The swatting threat landscape continues to evolve. According to FBI estimates, over 5,000 swatting incidents occur annually across the United States, with schools representing frequent targets. These aren't just American problems—the FBI has provided training to multiple countries dealing with similar threats.

The financial costs are staggering. Based on analysis by TDR Technology Solutions, swatting incidents have cost taxpayers over $1 billion in the last two years when accounting for lost instructional time, mental health impacts, and emergency response expenses. A single swatting call lasting one hour can cost a medium-sized school district hundreds of thousands of dollars.

But the deeper costs — trauma to students, erosion of trust in school safety systems, and the mental health burden on entire communities — defy simple calculation. Every false active shooter report that triggers a full emergency response creates lasting impacts. Students who experience multiple swatting threats during a school year face significantly higher rates of anxiety and academic disruption.

AI Technology: A New Standard for Swatting Incident Response

Technology can't prevent all swatting threats. But it can dramatically improve how schools assess and respond to them. AI-powered video intelligence provides the situational awareness that security teams need to distinguish real emergencies from sophisticated swatting hoaxes. It enables the tactical pause that allows for better decision-making. It offers both positive detection of threats and the negative evidence when threats aren't present during hoax calls.

Schools that implement these systems report significant improvements in their response capabilities to swatting incidents.

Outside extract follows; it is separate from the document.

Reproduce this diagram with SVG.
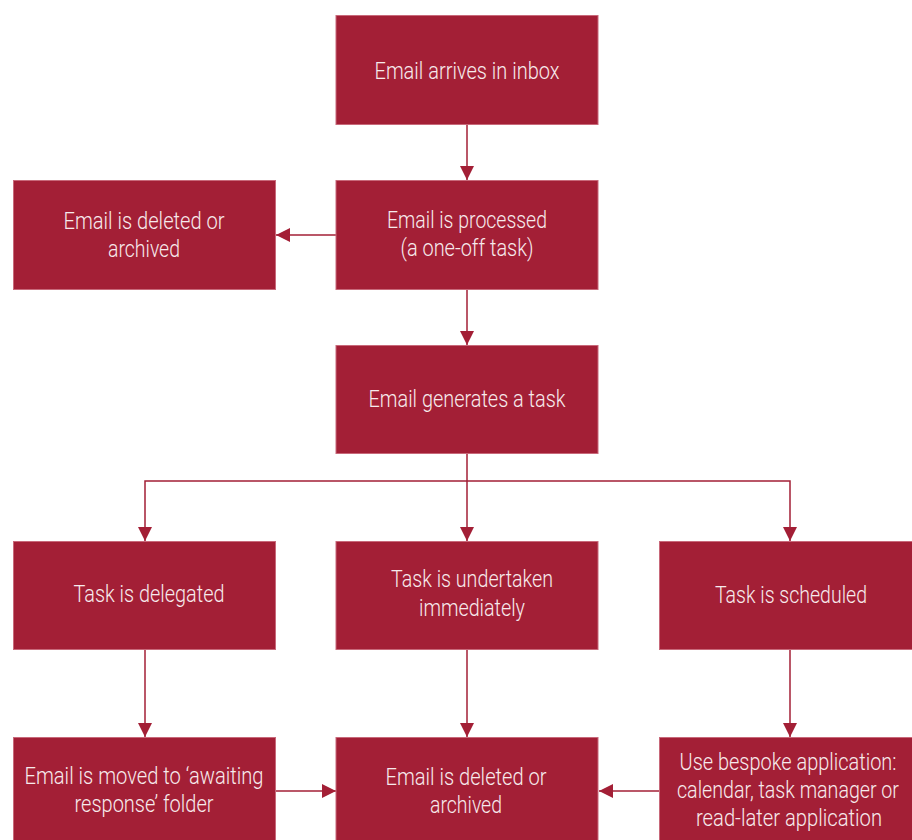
<svg xmlns="http://www.w3.org/2000/svg" width="912" height="840" viewBox="0 0 912 840">
<defs>
<marker id="ah" markerWidth="14" markerHeight="14" viewBox="0 0 14 14" refX="14" refY="7" orient="auto" markerUnits="userSpaceOnUse">
<path d="M0,0 L14,7 L0,14 Z" fill="#A31F36"/>
</marker>
<style>
.box{fill:#A31F36;stroke:#C8697A;stroke-width:1}
.t{font-family:Roboto,"Liberation Sans",sans-serif;font-weight:300;font-size:23px;fill:#F7EAEC;text-anchor:middle}
.c{fill:none;stroke:#A31F36;stroke-width:1.5}
</style>
</defs>
<rect width="912" height="840" fill="#FFFFFF"/>
<g id="connectors">
<path class="c" d="M467,124 V180" marker-end="url(#ah)"/>
<path class="c" d="M336,235 H276" marker-end="url(#ah)"/>
<path class="c" d="M467,289 V345" marker-end="url(#ah)"/>
<path class="c" d="M467,453 V541" marker-end="url(#ah)"/>
<path class="c" d="M467,481 H145 V541" marker-end="url(#ah)"/>
<path class="c" d="M467,481 H790 V541" marker-end="url(#ah)"/>
<path class="c" d="M145,649 V737" marker-end="url(#ah)"/>
<path class="c" d="M467,649 V737" marker-end="url(#ah)"/>
<path class="c" d="M790,649 V737" marker-end="url(#ah)"/>
<path class="c" d="M275,791 H336" marker-end="url(#ah)"/>
<path class="c" d="M659,791 H599" marker-end="url(#ah)"/>
</g>
<g id="n1">
<rect class="box" x="336" y="15.5" width="262" height="109"/>
<text class="t" x="467" y="79" textLength="185" lengthAdjust="spacingAndGlyphs">Email arrives in inbox</text>
</g>
<g id="n2">
<rect class="box" x="13.5" y="180.5" width="262" height="109"/>
<text class="t" x="144" y="229" textLength="161" lengthAdjust="spacingAndGlyphs">Email is deleted or</text>
<text class="t" x="144" y="257" textLength="72" lengthAdjust="spacingAndGlyphs">archived</text>
</g>
<g id="n3">
<rect class="box" x="336" y="180.5" width="262" height="109"/>
<text class="t" x="467" y="228" textLength="160" lengthAdjust="spacingAndGlyphs">Email is processed</text>
<text class="t" x="467" y="256" textLength="133" lengthAdjust="spacingAndGlyphs">(a one-off task)</text>
</g>
<g id="n4">
<rect class="box" x="336" y="345.5" width="262" height="108"/>
<text class="t" x="467" y="407" textLength="197" lengthAdjust="spacingAndGlyphs">Email generates a task</text>
</g>
<g id="n5">
<rect class="box" x="13.5" y="541.5" width="262" height="108"/>
<text class="t" x="149" y="602" textLength="151" lengthAdjust="spacingAndGlyphs">Task is delegated</text>
</g>
<g id="n6">
<rect class="box" x="336" y="541.5" width="262" height="108"/>
<text class="t" x="472" y="587" textLength="162" lengthAdjust="spacingAndGlyphs">Task is undertaken</text>
<text class="t" x="472" y="616" textLength="106" lengthAdjust="spacingAndGlyphs">immediately</text>
</g>
<g id="n7">
<rect class="box" x="659.5" y="541.5" width="262" height="108"/>
<text class="t" x="791" y="603" textLength="152" lengthAdjust="spacingAndGlyphs">Task is scheduled</text>
</g>
<g id="n8">
<rect class="box" x="13.5" y="737.5" width="262" height="109"/>
<text class="t" x="144" y="784" textLength="239" lengthAdjust="spacingAndGlyphs">Email is moved to ‘awaiting</text>
<text class="t" x="144" y="812" textLength="139" lengthAdjust="spacingAndGlyphs">response’ folder</text>
</g>
<g id="n9">
<rect class="box" x="336" y="737.5" width="262" height="109"/>
<text class="t" x="466" y="785" textLength="161" lengthAdjust="spacingAndGlyphs">Email is deleted or</text>
<text class="t" x="466" y="813" textLength="72" lengthAdjust="spacingAndGlyphs">archived</text>
</g>
<g id="n10">
<rect class="box" x="659.5" y="737.5" width="262" height="109"/>
<text class="t" x="788" y="770" textLength="217" lengthAdjust="spacingAndGlyphs">Use bespoke application:</text>
<text class="t" x="788" y="798" textLength="222" lengthAdjust="spacingAndGlyphs">calendar, task manager or</text>
<text class="t" x="789" y="826" textLength="186" lengthAdjust="spacingAndGlyphs">read-later application</text>
</g>
</svg>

They can scale their reactions appropriately. They avoid unnecessary evacuations when threats aren't credible. They maintain better campus communication because they have better intelligence to share.

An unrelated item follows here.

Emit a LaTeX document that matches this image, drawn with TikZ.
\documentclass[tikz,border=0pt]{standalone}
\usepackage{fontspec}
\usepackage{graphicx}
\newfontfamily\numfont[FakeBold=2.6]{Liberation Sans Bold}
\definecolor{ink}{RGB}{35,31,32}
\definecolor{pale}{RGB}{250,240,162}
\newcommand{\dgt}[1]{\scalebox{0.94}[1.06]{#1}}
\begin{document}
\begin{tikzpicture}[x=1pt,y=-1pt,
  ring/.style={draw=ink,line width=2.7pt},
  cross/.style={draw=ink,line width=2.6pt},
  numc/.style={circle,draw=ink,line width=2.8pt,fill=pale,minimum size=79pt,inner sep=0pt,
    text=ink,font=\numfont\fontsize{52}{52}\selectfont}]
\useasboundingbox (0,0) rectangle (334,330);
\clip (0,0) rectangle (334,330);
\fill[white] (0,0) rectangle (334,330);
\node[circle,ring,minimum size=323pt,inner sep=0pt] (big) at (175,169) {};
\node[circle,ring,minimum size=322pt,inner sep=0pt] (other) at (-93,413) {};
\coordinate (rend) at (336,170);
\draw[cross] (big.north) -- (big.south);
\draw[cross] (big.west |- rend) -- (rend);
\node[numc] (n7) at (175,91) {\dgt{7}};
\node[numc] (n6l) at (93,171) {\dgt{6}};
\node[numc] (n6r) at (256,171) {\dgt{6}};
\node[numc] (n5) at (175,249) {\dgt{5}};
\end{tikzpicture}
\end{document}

Perhaps most importantly, they give their security teams the confidence to make difficult decisions under pressure. When Chief O'Brien noted the absence of VOLT AI alerts during UTC's swatting incident, that wasn't the only factor in his assessment. But it was a critical piece of intelligence that traditional security systems couldn't provide. Combined with other threat indicators, it helped his team make informed decisions that ultimately kept their campus safe.

The goal isn't to replace human judgment with algorithms during swatting calls. The goal is to provide human decision-makers with the best possible intelligence when seconds matter most. In an era when sophisticated hoaxes can mimic real threats with alarming accuracy, that intelligence becomes essential.

Technology can help verify swatting threats in real-time. It can provide the negative evidence that's just as valuable as positive detection. It can enable security teams to take that crucial tactical pause without compromising safety. For schools facing an ever-evolving threat landscape, these capabilities aren't luxuries; they're necessities for protecting both physical safety and community wellbeing.